TASK OBJECTIVE:
How many lines in the listing below include the word "chart"? Answer with the number and nothing else.
[Begin MATERIAL FOR THE TASK]
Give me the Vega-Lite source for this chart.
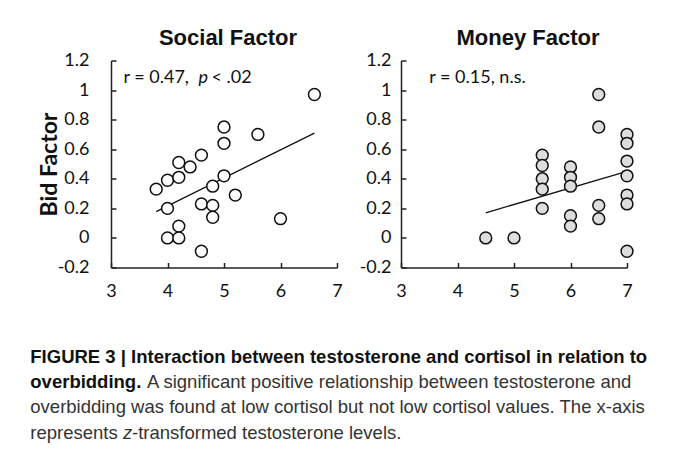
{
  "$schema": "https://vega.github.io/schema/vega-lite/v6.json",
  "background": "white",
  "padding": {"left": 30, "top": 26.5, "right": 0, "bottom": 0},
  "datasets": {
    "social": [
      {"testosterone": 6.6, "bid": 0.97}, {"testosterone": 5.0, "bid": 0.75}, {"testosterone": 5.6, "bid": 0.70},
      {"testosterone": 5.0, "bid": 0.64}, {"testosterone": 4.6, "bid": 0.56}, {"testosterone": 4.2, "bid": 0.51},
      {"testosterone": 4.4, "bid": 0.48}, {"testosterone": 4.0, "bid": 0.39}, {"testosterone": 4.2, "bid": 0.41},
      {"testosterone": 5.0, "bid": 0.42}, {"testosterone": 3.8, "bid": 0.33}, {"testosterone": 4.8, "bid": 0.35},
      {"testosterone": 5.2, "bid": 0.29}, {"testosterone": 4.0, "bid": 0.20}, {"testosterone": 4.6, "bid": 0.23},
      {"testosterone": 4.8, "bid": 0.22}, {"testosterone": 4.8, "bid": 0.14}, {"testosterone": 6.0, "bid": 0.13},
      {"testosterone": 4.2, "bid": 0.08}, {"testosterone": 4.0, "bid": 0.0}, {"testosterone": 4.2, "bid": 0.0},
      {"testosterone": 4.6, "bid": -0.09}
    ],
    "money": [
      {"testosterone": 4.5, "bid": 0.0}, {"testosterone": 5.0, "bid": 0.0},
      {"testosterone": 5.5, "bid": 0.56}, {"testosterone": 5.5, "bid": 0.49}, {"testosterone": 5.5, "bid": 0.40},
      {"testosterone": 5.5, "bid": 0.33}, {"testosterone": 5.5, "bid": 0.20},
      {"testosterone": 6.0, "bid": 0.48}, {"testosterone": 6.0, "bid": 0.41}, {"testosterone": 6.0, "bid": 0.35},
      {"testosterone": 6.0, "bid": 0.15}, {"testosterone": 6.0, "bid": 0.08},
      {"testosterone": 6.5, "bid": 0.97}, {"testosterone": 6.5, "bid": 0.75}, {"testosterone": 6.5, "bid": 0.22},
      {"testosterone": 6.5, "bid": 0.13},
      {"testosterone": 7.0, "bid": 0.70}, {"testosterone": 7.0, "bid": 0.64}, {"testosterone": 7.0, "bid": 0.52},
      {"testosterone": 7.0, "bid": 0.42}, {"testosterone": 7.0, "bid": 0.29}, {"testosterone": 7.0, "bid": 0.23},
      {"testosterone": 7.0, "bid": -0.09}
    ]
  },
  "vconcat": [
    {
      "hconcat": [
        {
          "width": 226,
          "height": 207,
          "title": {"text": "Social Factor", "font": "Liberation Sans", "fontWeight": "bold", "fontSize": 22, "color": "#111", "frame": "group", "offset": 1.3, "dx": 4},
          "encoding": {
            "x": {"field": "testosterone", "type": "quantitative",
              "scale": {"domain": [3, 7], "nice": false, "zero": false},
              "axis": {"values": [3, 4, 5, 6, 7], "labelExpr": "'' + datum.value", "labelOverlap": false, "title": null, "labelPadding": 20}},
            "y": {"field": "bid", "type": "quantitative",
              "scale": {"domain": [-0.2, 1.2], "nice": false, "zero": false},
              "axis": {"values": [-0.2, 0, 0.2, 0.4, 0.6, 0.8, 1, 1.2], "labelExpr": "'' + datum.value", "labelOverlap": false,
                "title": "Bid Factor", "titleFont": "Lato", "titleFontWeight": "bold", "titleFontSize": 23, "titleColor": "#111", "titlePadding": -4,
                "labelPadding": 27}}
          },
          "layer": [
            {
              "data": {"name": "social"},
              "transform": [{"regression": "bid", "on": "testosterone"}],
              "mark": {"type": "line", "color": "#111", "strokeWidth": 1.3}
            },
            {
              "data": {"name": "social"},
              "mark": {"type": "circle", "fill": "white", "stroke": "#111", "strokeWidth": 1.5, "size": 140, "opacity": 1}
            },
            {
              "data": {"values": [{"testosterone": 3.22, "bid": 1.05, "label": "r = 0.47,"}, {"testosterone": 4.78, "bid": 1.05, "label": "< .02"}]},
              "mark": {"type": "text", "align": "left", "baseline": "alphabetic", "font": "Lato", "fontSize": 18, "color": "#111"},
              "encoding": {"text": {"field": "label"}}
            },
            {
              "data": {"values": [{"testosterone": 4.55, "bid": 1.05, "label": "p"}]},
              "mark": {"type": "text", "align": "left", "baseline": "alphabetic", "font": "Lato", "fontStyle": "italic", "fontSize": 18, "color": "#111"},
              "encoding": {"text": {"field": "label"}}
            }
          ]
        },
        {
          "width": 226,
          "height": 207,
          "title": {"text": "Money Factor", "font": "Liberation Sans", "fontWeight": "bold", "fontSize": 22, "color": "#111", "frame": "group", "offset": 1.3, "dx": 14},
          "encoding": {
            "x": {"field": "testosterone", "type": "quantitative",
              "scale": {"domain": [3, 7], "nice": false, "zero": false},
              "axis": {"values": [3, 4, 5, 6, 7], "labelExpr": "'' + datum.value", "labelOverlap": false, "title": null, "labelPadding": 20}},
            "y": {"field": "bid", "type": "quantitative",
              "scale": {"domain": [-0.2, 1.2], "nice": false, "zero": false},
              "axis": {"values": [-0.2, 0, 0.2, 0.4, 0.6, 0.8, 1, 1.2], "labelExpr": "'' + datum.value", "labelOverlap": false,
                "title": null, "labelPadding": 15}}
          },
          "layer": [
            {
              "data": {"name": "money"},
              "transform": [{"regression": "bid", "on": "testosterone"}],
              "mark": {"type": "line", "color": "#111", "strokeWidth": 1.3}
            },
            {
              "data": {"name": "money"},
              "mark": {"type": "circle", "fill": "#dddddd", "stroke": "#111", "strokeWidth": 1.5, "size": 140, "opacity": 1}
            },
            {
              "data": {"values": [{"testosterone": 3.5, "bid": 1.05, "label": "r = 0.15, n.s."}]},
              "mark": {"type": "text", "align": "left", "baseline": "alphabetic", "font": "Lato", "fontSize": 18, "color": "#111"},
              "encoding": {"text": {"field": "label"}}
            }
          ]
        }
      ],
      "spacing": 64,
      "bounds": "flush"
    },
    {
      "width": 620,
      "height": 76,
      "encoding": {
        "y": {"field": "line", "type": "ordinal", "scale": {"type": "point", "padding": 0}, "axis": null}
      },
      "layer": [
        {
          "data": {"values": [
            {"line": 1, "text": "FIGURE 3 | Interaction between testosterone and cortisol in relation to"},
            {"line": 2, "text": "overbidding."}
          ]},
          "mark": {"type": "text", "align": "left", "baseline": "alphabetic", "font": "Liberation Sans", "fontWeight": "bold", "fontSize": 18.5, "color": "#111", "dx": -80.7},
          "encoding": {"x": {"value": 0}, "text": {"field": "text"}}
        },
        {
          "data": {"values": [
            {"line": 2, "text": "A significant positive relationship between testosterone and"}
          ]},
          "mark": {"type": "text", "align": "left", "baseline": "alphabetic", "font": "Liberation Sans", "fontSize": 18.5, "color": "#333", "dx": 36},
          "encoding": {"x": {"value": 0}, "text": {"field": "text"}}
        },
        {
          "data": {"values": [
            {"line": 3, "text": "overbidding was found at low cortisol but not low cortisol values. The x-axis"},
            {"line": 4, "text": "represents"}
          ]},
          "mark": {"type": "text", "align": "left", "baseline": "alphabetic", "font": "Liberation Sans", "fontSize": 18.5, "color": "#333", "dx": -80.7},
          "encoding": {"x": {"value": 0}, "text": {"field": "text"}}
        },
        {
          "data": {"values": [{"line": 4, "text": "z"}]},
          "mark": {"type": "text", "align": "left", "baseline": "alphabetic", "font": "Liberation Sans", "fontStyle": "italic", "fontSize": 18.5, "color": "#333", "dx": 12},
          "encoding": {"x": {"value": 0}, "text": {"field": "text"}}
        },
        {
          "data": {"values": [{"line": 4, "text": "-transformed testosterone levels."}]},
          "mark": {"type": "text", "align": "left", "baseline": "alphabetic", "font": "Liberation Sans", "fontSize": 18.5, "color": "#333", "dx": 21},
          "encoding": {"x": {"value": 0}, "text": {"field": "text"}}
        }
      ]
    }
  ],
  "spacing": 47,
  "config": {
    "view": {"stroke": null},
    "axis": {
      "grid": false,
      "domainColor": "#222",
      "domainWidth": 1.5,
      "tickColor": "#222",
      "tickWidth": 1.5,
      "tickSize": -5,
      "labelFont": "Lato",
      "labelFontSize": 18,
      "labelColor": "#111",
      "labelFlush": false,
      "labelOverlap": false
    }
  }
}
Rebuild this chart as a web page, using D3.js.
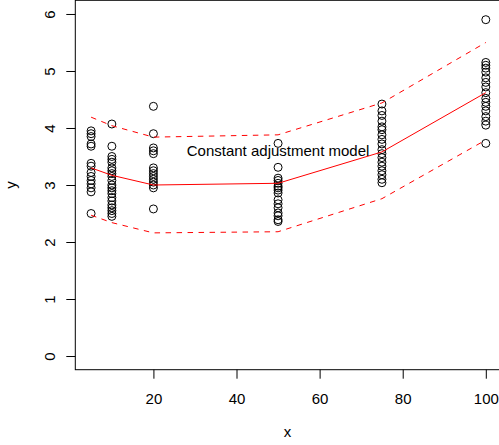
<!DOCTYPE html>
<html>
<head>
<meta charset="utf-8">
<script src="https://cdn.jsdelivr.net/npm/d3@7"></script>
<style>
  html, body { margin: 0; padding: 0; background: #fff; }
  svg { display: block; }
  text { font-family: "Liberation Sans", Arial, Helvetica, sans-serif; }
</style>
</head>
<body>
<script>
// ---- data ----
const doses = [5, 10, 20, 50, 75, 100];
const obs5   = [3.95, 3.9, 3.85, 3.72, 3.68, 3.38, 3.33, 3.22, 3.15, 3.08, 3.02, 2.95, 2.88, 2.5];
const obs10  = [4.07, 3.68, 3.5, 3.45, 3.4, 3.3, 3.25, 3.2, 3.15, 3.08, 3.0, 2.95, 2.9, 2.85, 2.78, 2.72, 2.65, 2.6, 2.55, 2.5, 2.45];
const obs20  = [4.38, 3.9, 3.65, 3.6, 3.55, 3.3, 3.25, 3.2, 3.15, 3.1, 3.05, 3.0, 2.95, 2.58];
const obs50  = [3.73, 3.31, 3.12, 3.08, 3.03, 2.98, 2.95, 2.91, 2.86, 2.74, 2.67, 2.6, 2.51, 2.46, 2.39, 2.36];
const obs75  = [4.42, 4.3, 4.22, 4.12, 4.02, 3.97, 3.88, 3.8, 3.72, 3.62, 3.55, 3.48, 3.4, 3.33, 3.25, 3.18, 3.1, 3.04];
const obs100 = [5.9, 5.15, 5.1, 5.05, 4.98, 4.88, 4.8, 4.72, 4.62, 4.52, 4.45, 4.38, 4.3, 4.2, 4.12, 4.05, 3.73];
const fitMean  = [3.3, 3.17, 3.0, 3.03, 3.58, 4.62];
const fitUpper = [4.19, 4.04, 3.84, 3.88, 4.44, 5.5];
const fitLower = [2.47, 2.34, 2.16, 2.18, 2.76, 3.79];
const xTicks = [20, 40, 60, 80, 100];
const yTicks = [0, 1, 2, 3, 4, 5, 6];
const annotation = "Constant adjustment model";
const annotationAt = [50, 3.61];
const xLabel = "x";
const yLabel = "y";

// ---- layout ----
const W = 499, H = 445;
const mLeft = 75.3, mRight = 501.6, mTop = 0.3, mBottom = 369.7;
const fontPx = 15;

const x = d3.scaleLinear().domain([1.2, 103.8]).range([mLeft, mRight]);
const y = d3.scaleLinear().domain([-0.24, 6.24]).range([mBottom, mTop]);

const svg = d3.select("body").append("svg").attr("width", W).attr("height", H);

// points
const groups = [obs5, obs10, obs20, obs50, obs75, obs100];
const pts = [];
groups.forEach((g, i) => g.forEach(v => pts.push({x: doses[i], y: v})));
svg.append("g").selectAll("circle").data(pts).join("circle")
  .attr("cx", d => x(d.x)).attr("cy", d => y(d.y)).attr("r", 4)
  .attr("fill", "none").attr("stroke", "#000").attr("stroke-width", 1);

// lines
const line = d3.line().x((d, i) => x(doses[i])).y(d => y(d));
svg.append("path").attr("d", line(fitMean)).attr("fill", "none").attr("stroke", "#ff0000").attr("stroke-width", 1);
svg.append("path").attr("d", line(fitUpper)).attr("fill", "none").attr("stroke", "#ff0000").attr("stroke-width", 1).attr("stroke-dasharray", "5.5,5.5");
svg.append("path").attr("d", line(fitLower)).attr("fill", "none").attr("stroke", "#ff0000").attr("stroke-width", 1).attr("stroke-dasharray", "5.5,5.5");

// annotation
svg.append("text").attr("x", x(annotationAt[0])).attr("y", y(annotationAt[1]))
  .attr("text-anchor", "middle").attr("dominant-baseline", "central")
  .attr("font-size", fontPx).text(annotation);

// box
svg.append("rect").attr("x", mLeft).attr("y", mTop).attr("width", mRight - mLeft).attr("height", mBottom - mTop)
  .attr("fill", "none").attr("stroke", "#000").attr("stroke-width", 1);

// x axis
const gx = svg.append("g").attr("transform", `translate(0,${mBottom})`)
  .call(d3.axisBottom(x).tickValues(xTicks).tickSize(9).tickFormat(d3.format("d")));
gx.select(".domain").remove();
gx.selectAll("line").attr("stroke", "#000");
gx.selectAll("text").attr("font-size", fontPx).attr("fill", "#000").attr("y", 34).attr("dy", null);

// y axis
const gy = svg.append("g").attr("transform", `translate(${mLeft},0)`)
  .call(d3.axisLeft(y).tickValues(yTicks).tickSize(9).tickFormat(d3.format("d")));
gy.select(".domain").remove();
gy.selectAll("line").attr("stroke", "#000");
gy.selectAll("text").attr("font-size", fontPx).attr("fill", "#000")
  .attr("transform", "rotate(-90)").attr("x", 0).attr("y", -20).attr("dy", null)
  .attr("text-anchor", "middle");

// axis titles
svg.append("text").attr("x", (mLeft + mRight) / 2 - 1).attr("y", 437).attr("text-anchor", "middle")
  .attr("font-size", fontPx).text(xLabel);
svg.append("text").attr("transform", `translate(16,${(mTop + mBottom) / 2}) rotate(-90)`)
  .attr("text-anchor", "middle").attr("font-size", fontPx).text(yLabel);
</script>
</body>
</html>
[End MATERIAL FOR THE TASK]
TASK OUTPUT:
2